I am a 51-year-old professor named Lianne McTavish who receives as much satisfaction from working out at the gym as from publishing my academic research. About eight years ago, I decided to combine my two primary identities (scholar/gym rat) to create "Feminist Figure Girl," a fictional character who both analyzes and participates in bodybuilding. I competed in my first figure show in June of 2011, and then wrote a book inspired by the process, published by SUNY Press in February 2015. In this blog I will write about and consider my ongoing research on the body, while regularly making fun of myself. I recommend that you start reading my first post from August 2010 (available on the home page), instead of backwards from the most recent one, in order to get the full FFG effect.

9 thoughts on “Food Porn

  1. You can get most Italian food necessities, including pan forte stuff, at the Italian Centre. My fridge is bare – I am forcing water and coffee. But after surviving the Sistine Chapel (I believe I had the actual experience of one of the levels of hell in that space) I am totally happy to be back in spacious, quiet, underpopulated Alberta 🙂 Will send flickr info to share with class soon –

    aesp

    • Thanks! Yes the Sistine can be incredibly unpleasant. Hope you enjoyed the Raphael frescoes as you dashed toward it. I am going back to gaze at the Fra Angelico tomorrow before heading back to Rome.

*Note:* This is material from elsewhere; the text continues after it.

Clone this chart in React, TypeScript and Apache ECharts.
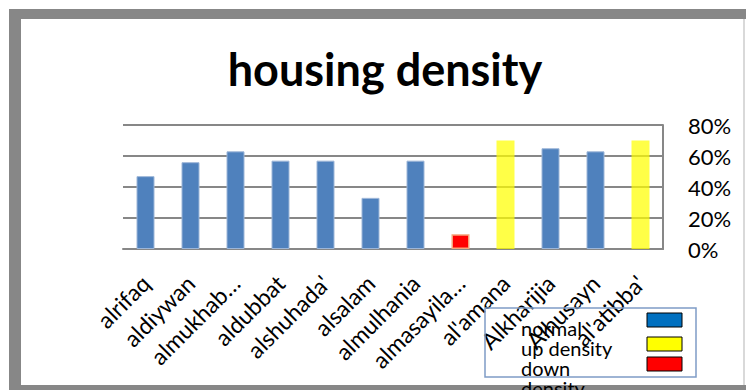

  2. I’m eating clean as hell right now and I deeply thank you for this food porn. I think. Sometimes I suspect food porn is a catalyst for the muscle tic that has developed in my left posterior delt. Sometimes I think my body has come up with suppressed, passive-aggressive ways of protesting the clean diet. Sometimes…

      • I WAS thinking about training for figure competition but decided to compete in the 114 pound weight class in powerlifting. My training has since shifted and I LOVE doing it.

      • That is the coolest decision ever! If you want to write a guest blog about power lifting, please let me know! I did six weeks of ‘power lifting’ (sort of) during my contest prep, and I freakin’ loved it. I have too many impairments to pursue it…

      • THAT would be amazing. I may contact you about this in the future. My first meet is in July; training is going pretty well so far, I’m actually slightly more concerned about competition anxiety/psychological issues related to doing this in front of a lot of people as opposed to the physical aspect of it.